Le salarié conteste le licenciement, reprochant à l’employeur d’avoir utilisé un système de surveillance sans respecter les exigences d’information posées par le RGPD,en particulier le défaut d’information préalable.
Débouté de sa demande par la Cour d’appel d’Amiens le 28 avril 2022 (n°21/03582), il forme un pourvoi en cassation, soutenant notamment que l’utilisation des images violait les articles 6, 7 et 12 à 15 du RGPD ainsi que ses droits à l'information et à la défense.
La décision
Par un arrêt du 21 mai 2025 (n°22-19.925), la chambre sociale de la Cour de cassation rejette le pourvoi.
La Cour de cassation rappelle que l’utilisation d’un système de vidéosurveillance dans un lieu de travail relève du RGPD, notamment son article 4, et que, par conséquent, l’employeur est tenu de se conformer aux exigences de licéité, de transparence, de limitation des finalités et d’information de la personne concernée.
En l’espèce, la Cour de cassation constate que le système de vidéosurveillance installé dans l’aéroport avait fait l’objet de déclarations régulières à la CNIL, et qu’il était dûment autorisé par arrêté préfectoral.
Le dispositif, mis en place par la société gestionnaire de l’aéroport, visait une finalité clairement définie et légitime : assurer la sécurité des personnes et des biens dans un environnement particulièrement exposé aux risques.
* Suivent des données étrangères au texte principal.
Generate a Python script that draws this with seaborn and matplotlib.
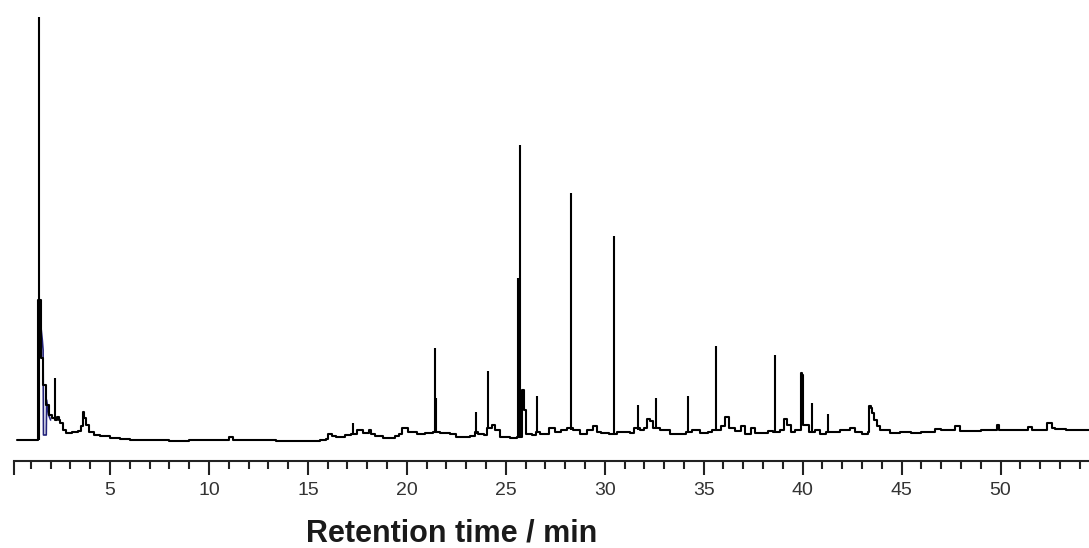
import numpy as np
import pandas as pd
import matplotlib
matplotlib.use('Agg')
import matplotlib.pyplot as plt
import seaborn as sns

# chromatogram trace (time in min, signal in arbitrary units)
base_time = [0.30, 1.33, 1.36, 1.50, 1.52, 1.62, 1.64, 1.75, 1.77, 1.87, 1.92, 2.05, 2.20, 2.32, 2.40,
             2.48, 2.63, 2.78, 3.08, 3.39, 3.54, 3.62, 3.70, 3.80, 3.95, 4.20, 4.50, 5.00, 5.50, 6.00,
             7.0, 8.0, 9.0, 10.9, 11.0, 11.2, 12.5, 13.4, 14.6, 15.6, 15.9, 16.0, 16.2, 16.4, 16.9,
             17.2, 17.5, 17.8, 18.1, 18.2, 18.4, 18.8, 19.4, 19.6, 19.75, 20.05, 20.5, 20.9, 21.3, 21.6,
             21.7, 22.2, 22.5, 23.2, 23.45, 23.6, 23.9, 24.05, 24.3, 24.45, 24.7, 25.2, 25.55, 25.8, 25.9,
             26.0, 26.3, 26.55, 26.75, 27.0, 27.2, 27.5, 27.8, 28.1, 28.4, 28.75, 29.1, 29.4, 29.6, 29.8,
             30.2, 30.6, 30.8, 31.3, 31.5, 31.8, 32.0, 32.15, 32.3, 32.45, 32.8, 33.3, 33.8, 34.1, 34.4,
             34.8, 35.2, 35.4, 35.7, 35.9, 36.1, 36.3, 36.6, 36.9, 37.1, 37.4, 37.6, 37.8, 38.25, 38.5,
             38.85, 39.05, 39.2, 39.4, 39.6, 39.85, 39.9, 39.96, 40.0, 40.3, 40.6, 40.9, 41.2, 41.5, 41.9,
             42.1, 42.4, 42.65, 43.0, 43.3, 43.35, 43.45, 43.5, 43.6, 43.75, 43.9, 44.4, 44.9, 45.5, 46.0,
             46.4, 46.7, 47.0, 47.2, 47.7, 47.95, 48.5, 49.0, 49.8, 49.9, 50.5, 51.4, 51.6, 52.0, 52.35,
             52.6, 52.75, 53.3, 54.47]
base_signal = [0, 0, 140, 140, 82, 82, 55, 55, 35, 35, 25, 22, 20, 23, 20,
               17, 10, 7, 8, 9, 14, 28, 22, 15, 8, 5, 4, 2, 1, 0,
               0, -1, 0, 0, 3, 0, 0, -1, -1, 0, 1, 6, 4, 3, 5,
               6, 10, 7, 10, 6, 4, 2, 4, 6, 12, 8, 6, 7, 8, 8,
               7, 6, 3, 4, 8, 6, 5, 12, 15, 10, 3, 2, 3, 50, 30,
               6, 5, 8, 6, 6, 12, 8, 10, 12, 10, 6, 10, 14, 8, 7,
               6, 8, 8, 7, 12, 10, 12, 21, 19, 12, 10, 6, 6, 8, 10,
               7, 8, 10, 10, 14, 23, 12, 9, 14, 6, 12, 7, 7, 9, 8,
               10, 21, 15, 8, 10, 10, 67, 65, 15, 8, 10, 6, 8, 8, 10,
               10, 12, 8, 6, 8, 34, 32, 27, 20, 14, 10, 7, 8, 7, 8,
               8, 11, 10, 10, 14, 9, 9, 10, 15, 10, 10, 13, 10, 10, 17,
               12, 11, 10, 10]

# sharp peaks
peak_time = [1.41, 2.22, 17.3, 21.40, 21.45, 23.50, 24.10, 25.64, 25.70, 26.60, 28.30, 30.45,
             31.70, 32.60, 34.20, 35.60, 38.60, 40.45, 41.30]
peak_top = [423, 62, 17, 92, 42, 28, 69, 162, 295, 44, 247, 204,
            35, 42, 44, 94, 85, 37, 26]
peak_foot = [0, 20, 6, 8, 8, 6, 12, 3, 3, 8, 10, 6,
             10, 12, 8, 10, 8, 8, 8]

# second (blue) trace, only visible at the solvent front
blue_time = [1.36, 1.42, 1.58, 1.62, 1.64, 1.78, 1.80, 1.90, 2.00]
blue_signal = [0, 130, 100, 90, 5, 5, 40, 25, 20]

major_ticks = [5, 10, 15, 20, 25, 30, 35, 40, 45, 50]

sns.set_style('white')
plt.rcParams['font.family'] = ['Liberation Sans', 'DejaVu Sans']

fig = plt.figure(figsize=(10.89, 5.48), dpi=100)
ax = fig.add_axes([14 / 1089, 87 / 548, 1 - 14 / 1089, 461 / 548])

trace = pd.DataFrame({'time': base_time, 'signal': base_signal})
blue = pd.DataFrame({'time': blue_time, 'signal': blue_signal})
sns.lineplot(data=blue, x='time', y='signal', sort=False, estimator=None,
             color='#23237a', lw=1.2, ax=ax)
sns.lineplot(data=trace, x='time', y='signal', sort=False, estimator=None,
             color='black', lw=1.5, drawstyle='steps-post', ax=ax)
ax.vlines(peak_time, peak_foot, peak_top, color='black', lw=1.5)

ax.set_xlim(0.15, 54.47)
ax.set_ylim(-21, 440)
sns.despine(ax=ax, left=True, top=True, right=True)
ax.spines['bottom'].set_linewidth(1.5)
ax.spines['bottom'].set_color('#222222')
ax.set_yticks([])
ax.set_ylabel('')

ax.set_xticks([0.15] + major_ticks)
ax.set_xticklabels([''] + [str(t) for t in major_ticks])
ax.set_xticks(range(1, 55), minor=True)
ax.tick_params(axis='x', which='major', direction='out', length=10, width=1.5,
               color='#222222', labelsize=14, labelcolor='#333333', pad=5, bottom=True)
ax.tick_params(axis='x', which='minor', direction='out', length=5.5, width=1.5,
               color='#222222', bottom=True)

ax.set_xlabel('Retention time / min', fontsize=22, fontweight='bold', color='#1a1a1a',
              va='baseline')
ax.xaxis.set_label_coords(0.407, (461 - 541) / 461)

fig.savefig('out.png', dpi=100)
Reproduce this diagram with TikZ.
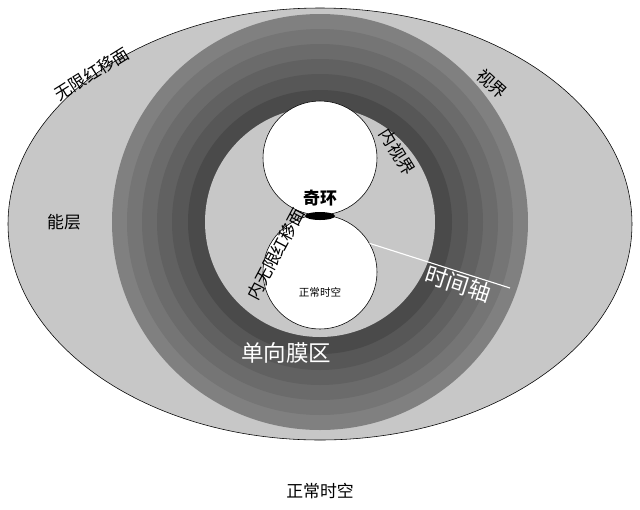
\documentclass[tikz,border=0pt]{standalone}
\usepackage{fontspec}
\setmainfont{Noto Sans CJK SC}
\usetikzlibrary{shapes.geometric}
\begin{document}
\begin{tikzpicture}[x=0.025cm,y=-0.025cm,
    lbl/.style={font=\fontsize{12}{13}\selectfont, inner sep=1pt},
    biglbl/.style={font=\fontsize{16}{17}\selectfont, text=white},
    hole/.style={draw, fill=white}
]
    \useasboundingbox (0,0) rectangle (640,509);
    % outer ergosphere
    \draw[fill=black!22] (320,224) ellipse [x radius=312, y radius=216];
    % one-way membrane rings
    \foreach \r/\c in {208/50, 193/54, 178/58, 163/62, 148/66, 132/71}
        \fill[black!\c] (320,222) circle [radius=\r];
    \fill[black!22] (320,222) circle [radius=115];
    % white holes
    \node[hole, circle, minimum size=114*0.025cm] (top) at (320,158) {};
    \node[hole, circle, minimum size=114*0.025cm] (bottom) at (320,272) {};
    \node[fill=black, ellipse, inner sep=0pt, minimum width=0.75cm, minimum height=0.2cm] (ring) at (320,216) {};
    \coordinate (axis) at (510,288);
    \draw[white, thick] (bottom.30) -- (axis);
    % labels
    \node[lbl, rotate=32] (infred) at (92,74) {无限红移面};
    \node[lbl, rotate=-42] (horizon) at (492,84) {视界};
    \node[lbl] (ergo) at (64,222) {能层};
    \node[lbl, rotate=-58] (inhorizon) at (397,152) {内视界};
    \node[lbl, font=\bfseries\fontsize{12}{13}\selectfont] (ringlbl) at (320,198) {奇环};
    \node[lbl, rotate=62] (ininfred) at (276,254) {内无限红移面};
    \node[font=\fontsize{7.5}{8}\selectfont] (normal) at (320,292) {正常时空};
    \node[biglbl, rotate=-18] (timeaxis) at (458,284) {时间轴};
    \node[biglbl] (membrane) at (286,353) {单向膜区};
    \node[lbl] (outside) at (320,491) {正常时空};
\end{tikzpicture}
\end{document}
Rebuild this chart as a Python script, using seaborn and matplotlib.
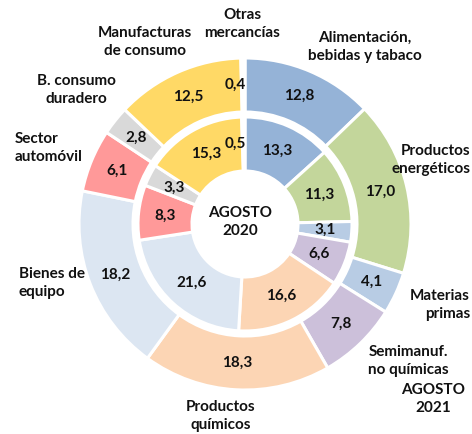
import matplotlib.pyplot as plt
import numpy as np
import seaborn as sns

# Datos (AGOSTO 2021 anillo exterior, AGOSTO 2020 anillo interior)
categorias = ['Alimentación,\nbebidas y tabaco', 'Productos\nenergéticos', 'Materias\nprimas',
              'Semimanuf.\nno químicas', 'Productos\nquímicos', 'Bienes de\nequipo',
              'Sector\nautomóvil', 'B. consumo\nduradero', 'Manufacturas\nde consumo',
              'Otras\nmercancías']
valores_2021 = [12.8, 17.0, 4.1, 7.8, 18.3, 18.2, 6.1, 2.8, 12.5, 0.4]
valores_2020 = [13.3, 11.3, 3.1, 6.6, 16.6, 21.6, 8.3, 3.3, 15.3, 0.5]
colores = ['#95B3D7', '#C3D69B', '#B8CCE4', '#CCC0DA', '#FCD5B4', '#DCE6F2',
           '#FF9999', '#D9D9D9', '#FFD966', '#FFFFFF']

sns.set_theme(style='white')
plt.rcParams['font.family'] = ['Lato', 'DejaVu Sans']

W, H = 472, 434
cx, cy, R = 245, 224, 166  # centro y radio en píxeles

fig = plt.figure(figsize=(W / 100, H / 100), dpi=100)
ax = fig.add_axes([0, 0, 1, 1])
ax.axis('off')

r_ext, r_int, ancho = 1.0, 107 / R, 54 / R
wedge = dict(width=ancho, edgecolor='white', linewidth=2.2)

ax.pie(valores_2021, radius=r_ext, colors=colores, startangle=90, counterclock=False,
       wedgeprops=wedge)
ax.pie(valores_2020, radius=r_int, colors=colores, startangle=90, counterclock=False,
       wedgeprops=wedge)
ax.set_xlim(-cx / R, (W - cx) / R)
ax.set_ylim(-(H - cy) / R, cy / R)
ax.set_aspect('equal')

fs = 11
color_txt = '#111111'


def etiquetas_valor(valores, r_medio):
    total = sum(valores)
    acumulado = 0
    for v in valores:
        ang = np.deg2rad(90 - (acumulado + v / 2) / total * 360)
        x, y = r_medio * np.cos(ang), r_medio * np.sin(ang)
        if v < 1:
            x -= 8 / R
        ax.text(x, y, f'{v:.1f}'.replace('.', ','), ha='center', va='center',
                fontsize=fs, fontweight='bold', color=color_txt)
        acumulado += v


etiquetas_valor(valores_2021, r_ext - ancho / 2)
etiquetas_valor(valores_2020, r_int - ancho / 2)


def px(x, y):
    return (x - cx) / R, (cy - y) / R


# posiciones de las etiquetas de categoría (píxeles)
pos_cat = [(365, 47, 'center'), (470, 160, 'right'), (470, 305, 'right'),
           (408, 361, 'center'), (221, 416, 'center'), (19, 283, 'left'),
           (15, 148, 'left'), (76, 90, 'center'), (145, 42, 'center'),
           (242, 24, 'center')]
for texto, (x, y, ha) in zip(categorias, pos_cat):
    ax.text(*px(x, y), texto, ha=ha, va='center', fontsize=fs, fontweight='bold',
            color=color_txt, linespacing=1.4, multialignment='center' if ha == 'center' else ha)

ax.text(*px(240, 222), 'AGOSTO\n2020', ha='center', va='center', fontsize=fs,
        fontweight='bold', color=color_txt, linespacing=1.4)
ax.text(*px(433, 399), 'AGOSTO\n2021', ha='center', va='center', fontsize=fs,
        fontweight='bold', color=color_txt, linespacing=1.4)

fig.savefig('out.png', dpi=100)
Si ce système n’avait pas pour objet premier de surveiller les salariés, ceux-ci, comme les autres personnes présentes sur le site, avaient été informés de l’existence de la vidéosurveillance par un affichage visible comportant un pictogramme ainsi que des informations sur le droit d’accès aux données. En outre, les représentants du personnel avaient été informés de la mise en place du dispositif.
Enfin, une procédure interne, régulièrement mise à jour, encadrait l’accès aux enregistrements, réservant leur visionnage à un nombre limité de personnes habilitées, pour une durée de conservation de cinq jours maximum.
Pour l'ensemble de ces raisons, la Cour de cassation juge que les images de vidéosurveillance produites par l’employeur sont recevables comme moyen de preuve, d'autant plus que celles-ci ont été soumises au débat contradictoire devant les juges du fond, le salarié ne justifiant pas avoir demandé à accéder à celles-ci en amont.
Les droits de la défense n'ont donc pas été méconnus.
Par ailleurs, la Cour de cassation estime que les manquements reprochés au salarié, bien qu'isolés et non précédés d’un avertissement disciplinaire, compromettent directement l’une des obligations contractuelles essentielles de son poste et donc, que son maintien dans l’entreprise était impossible malgré seize années d’ancienneté.
L'apport de la décision
La présente décision de la Cour de cassation s’inscrit dans la continuité de sa jurisprudence antérieure : les preuves issues de la vidéosurveillance sont recevables, à condition de respecter strictement les exigences du RGPD.
En effet, la Cour de cassation admet la vidéosurveillance des salariés à condition que le dispositif ait été porté à leur connaissance (Cass. soc., 20 nov. 1991, n° 88-43.120), les images en étant issues pouvant fonder une sanction disciplinaire uniquement à cette condition (Cass. soc., 7 juin 2006, n° 04-43.86).
La Cour réaffirme ici l’exigence de transparence et de proportionnalité, en particulier dans des environnements à haute sensibilité sécuritaire, tels que les zones aéroportuaires.
En effet, cet arrêt s’inscrit dans une logique de proportionnalité du contrôle, la Cour de cassation ayant déjà jugé que la disproportion vis-à-vis de la finalité rendait la preuve devient inexploitable (Cass. soc., 23 juin 2021, n° 19-13.856).